Hukumannya adalah sanksi pidana bagi pemilik dan perancang bangunan dan pekerja umum sampai pada penutupan perusahaan (proyek) tersebut (lock out).

"Dan sebelumnya, harus ada kesamaan pandang bagi kita untuk menempatkan posisi buruh. Di mana dalam prakteknya sekarang ini buruh merupakan outsider. Desain kebijakan belum memosisikan buruh sebagai salah satu pemangku kepentingan utama (stakeholder). Implikasinya adalah pelanggaran berbagai hak normatif buruh.
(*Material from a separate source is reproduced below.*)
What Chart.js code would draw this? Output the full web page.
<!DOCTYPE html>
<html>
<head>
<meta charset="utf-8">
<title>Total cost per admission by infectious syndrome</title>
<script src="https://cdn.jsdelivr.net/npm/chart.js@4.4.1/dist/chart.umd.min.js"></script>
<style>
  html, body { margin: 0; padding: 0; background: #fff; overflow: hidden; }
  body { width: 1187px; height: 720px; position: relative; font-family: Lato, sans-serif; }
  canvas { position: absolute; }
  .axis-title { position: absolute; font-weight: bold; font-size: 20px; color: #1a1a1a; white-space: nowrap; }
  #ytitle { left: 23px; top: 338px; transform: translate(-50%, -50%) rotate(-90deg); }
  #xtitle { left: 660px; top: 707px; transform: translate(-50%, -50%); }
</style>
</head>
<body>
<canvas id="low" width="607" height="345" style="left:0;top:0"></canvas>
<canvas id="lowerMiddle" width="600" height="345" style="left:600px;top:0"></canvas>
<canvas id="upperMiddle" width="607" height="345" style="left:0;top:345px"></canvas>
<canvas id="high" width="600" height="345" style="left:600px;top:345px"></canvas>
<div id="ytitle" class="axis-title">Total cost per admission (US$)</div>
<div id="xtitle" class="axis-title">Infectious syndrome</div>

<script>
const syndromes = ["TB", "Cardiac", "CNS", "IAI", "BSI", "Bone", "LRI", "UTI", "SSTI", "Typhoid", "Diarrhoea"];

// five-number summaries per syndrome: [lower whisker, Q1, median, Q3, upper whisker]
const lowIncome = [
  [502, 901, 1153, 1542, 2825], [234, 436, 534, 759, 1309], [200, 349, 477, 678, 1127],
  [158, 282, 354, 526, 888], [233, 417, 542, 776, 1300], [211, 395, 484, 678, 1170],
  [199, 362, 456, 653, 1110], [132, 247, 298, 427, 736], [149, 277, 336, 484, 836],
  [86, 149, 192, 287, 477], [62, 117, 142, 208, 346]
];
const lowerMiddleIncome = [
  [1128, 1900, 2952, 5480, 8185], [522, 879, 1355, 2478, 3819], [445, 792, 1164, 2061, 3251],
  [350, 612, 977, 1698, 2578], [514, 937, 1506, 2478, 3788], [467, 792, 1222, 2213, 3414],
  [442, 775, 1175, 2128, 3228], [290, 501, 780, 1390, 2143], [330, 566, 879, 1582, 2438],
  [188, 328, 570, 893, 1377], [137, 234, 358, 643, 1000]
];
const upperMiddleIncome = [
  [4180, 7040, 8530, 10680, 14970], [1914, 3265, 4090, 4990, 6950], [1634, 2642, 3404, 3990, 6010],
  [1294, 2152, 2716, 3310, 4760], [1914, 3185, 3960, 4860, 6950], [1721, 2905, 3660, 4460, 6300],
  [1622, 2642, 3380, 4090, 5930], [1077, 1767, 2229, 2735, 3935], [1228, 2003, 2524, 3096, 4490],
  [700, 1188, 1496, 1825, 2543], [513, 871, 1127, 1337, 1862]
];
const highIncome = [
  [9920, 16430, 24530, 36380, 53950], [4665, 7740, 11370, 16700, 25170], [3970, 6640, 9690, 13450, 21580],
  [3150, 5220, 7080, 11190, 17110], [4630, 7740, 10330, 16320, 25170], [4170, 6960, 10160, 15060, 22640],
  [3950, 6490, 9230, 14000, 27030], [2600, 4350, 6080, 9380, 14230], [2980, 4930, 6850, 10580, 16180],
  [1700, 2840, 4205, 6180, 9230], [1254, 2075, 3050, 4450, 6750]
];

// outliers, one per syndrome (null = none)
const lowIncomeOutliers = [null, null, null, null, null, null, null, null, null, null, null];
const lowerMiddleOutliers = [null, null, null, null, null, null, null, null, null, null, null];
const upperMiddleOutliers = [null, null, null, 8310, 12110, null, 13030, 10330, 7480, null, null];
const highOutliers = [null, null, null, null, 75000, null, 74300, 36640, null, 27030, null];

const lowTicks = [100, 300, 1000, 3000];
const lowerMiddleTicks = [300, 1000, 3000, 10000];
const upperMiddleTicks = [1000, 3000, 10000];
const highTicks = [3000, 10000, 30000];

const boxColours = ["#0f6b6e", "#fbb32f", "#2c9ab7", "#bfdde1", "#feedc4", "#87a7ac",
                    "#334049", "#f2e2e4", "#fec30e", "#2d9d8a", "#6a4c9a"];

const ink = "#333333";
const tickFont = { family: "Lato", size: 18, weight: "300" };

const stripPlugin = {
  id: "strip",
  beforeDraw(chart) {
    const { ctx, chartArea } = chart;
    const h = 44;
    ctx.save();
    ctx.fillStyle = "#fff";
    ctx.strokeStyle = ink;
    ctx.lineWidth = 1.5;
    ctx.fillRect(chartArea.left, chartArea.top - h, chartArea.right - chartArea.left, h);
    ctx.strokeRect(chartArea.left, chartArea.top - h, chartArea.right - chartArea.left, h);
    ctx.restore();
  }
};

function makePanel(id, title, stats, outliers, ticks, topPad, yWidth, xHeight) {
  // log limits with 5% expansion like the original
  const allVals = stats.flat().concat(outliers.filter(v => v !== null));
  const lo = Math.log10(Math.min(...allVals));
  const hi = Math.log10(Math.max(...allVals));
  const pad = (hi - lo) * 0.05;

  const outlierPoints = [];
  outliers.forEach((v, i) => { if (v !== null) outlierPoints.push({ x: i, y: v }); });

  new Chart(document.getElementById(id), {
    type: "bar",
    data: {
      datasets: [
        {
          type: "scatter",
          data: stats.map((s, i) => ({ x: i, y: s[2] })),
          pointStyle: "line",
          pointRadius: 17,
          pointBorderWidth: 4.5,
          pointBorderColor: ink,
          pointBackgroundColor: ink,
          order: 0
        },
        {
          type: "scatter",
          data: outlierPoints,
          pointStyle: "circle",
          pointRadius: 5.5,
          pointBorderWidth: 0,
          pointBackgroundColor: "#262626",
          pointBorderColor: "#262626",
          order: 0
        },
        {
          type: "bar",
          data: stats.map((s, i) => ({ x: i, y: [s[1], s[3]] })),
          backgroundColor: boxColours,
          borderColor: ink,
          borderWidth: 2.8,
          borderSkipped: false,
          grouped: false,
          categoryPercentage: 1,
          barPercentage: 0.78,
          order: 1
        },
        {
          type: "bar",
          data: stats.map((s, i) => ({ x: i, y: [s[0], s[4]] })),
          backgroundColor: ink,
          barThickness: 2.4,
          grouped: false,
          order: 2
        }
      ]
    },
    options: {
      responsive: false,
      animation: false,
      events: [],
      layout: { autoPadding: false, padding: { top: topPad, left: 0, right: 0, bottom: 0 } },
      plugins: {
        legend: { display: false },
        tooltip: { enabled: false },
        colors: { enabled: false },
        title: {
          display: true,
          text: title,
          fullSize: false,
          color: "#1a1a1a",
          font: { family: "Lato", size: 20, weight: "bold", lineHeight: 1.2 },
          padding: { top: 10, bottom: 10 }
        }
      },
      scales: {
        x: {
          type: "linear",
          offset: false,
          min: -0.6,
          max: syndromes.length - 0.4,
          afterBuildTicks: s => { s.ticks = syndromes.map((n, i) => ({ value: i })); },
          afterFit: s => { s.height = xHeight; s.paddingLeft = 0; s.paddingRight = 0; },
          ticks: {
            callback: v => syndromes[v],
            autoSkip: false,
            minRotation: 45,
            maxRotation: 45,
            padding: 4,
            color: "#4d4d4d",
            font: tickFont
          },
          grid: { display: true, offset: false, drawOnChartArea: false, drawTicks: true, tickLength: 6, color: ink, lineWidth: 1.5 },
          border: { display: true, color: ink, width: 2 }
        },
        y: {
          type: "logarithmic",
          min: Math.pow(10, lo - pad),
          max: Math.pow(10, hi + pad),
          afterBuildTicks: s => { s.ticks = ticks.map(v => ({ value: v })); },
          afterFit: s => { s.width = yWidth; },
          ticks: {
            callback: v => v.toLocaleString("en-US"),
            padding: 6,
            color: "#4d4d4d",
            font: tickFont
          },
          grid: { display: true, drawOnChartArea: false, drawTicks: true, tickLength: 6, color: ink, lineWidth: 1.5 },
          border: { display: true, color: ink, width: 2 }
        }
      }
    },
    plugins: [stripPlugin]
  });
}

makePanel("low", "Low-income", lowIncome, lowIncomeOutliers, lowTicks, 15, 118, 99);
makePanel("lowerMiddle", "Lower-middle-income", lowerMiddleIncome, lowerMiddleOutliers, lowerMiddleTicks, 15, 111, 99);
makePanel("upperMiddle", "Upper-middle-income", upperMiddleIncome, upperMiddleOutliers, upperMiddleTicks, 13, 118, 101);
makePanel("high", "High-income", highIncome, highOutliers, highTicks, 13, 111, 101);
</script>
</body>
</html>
Seperti upah rendah, minimnya alat pelindung diri (APD), rendahnya kualitas alat kerja, buruknya fasilitas kerja, mengindahkan pekerja lokal, dan pelanggaran keselamatan dan kesehatan kerja (K3). Untuk mengatasi masalah ini, maka terlebih dahulu kita harus mengubah paradigma kita mengenai buruh. 

Mengacu buruh bukan budak atau pekerja paksa. Mereka sama halnya dengan kelompok masyarakat lainnya, termasuk kaum elite pengusaha dan penguasa, pemilik serta perancang bangunan dan pekerja umum. Dan ini secara gamblang dijamin di konstitusi. Buruhlah yang membuat alat produksi memiliki nilai sehingga dapat mendatangkan kapital (modal). Meski buruh itu sendiri tidak memiliki modal. Namun, tenaga dan jasa yang dikeluarkan buruh sama berharganya dengan modal yang dimiliki pengusaha, tutup Ambrizal.


Tak lepas dari situ pantauan Suarademokrasiriau.com di lapangan, "Ketika posisi buruh dan pengusaha sudah sederajat, maka tenaga dan jasa yang mereka keluarkan harus dihargai dengan upah yang setimpal. Makanya, konsep pembuatan upah minimum, provinsi (UMP), kabupaten/kota (UMK), dan sektor (UMSK) tidak lagi didasari atas kebutuhan hidup seorang lajang, tetapi atas dasar keperluan jumlah anggota keluarga. Atau, penentuan upah harus didasari berdasarkan nilai produksi yang diciptakannya selama satu hari. Dengan kata lain, upah buruh sudah bisa untuk memproteksi keperluan keluarga buruh (istri dan anak). Upah ini juga sudah memperhitungkan kenaikan rata-rata inflasi, minimal selama lima tahun. Upah adalah pemenuhan keperluan premier dan sekunder.
Sedangkan untuk keperluan tersier, buruh mendapatkannya melalui program jaminan sosial. Jaminan sosial adalah investasi jangka panjang yang dimiliki buruh dan keluarganya. Yaitu berupa proteksi dan pelayanan kesehatan, pendidikan sampai jenjang tertinggi, dan santunan kematian serta tunjangan hari tua dan pensiun, tentunya".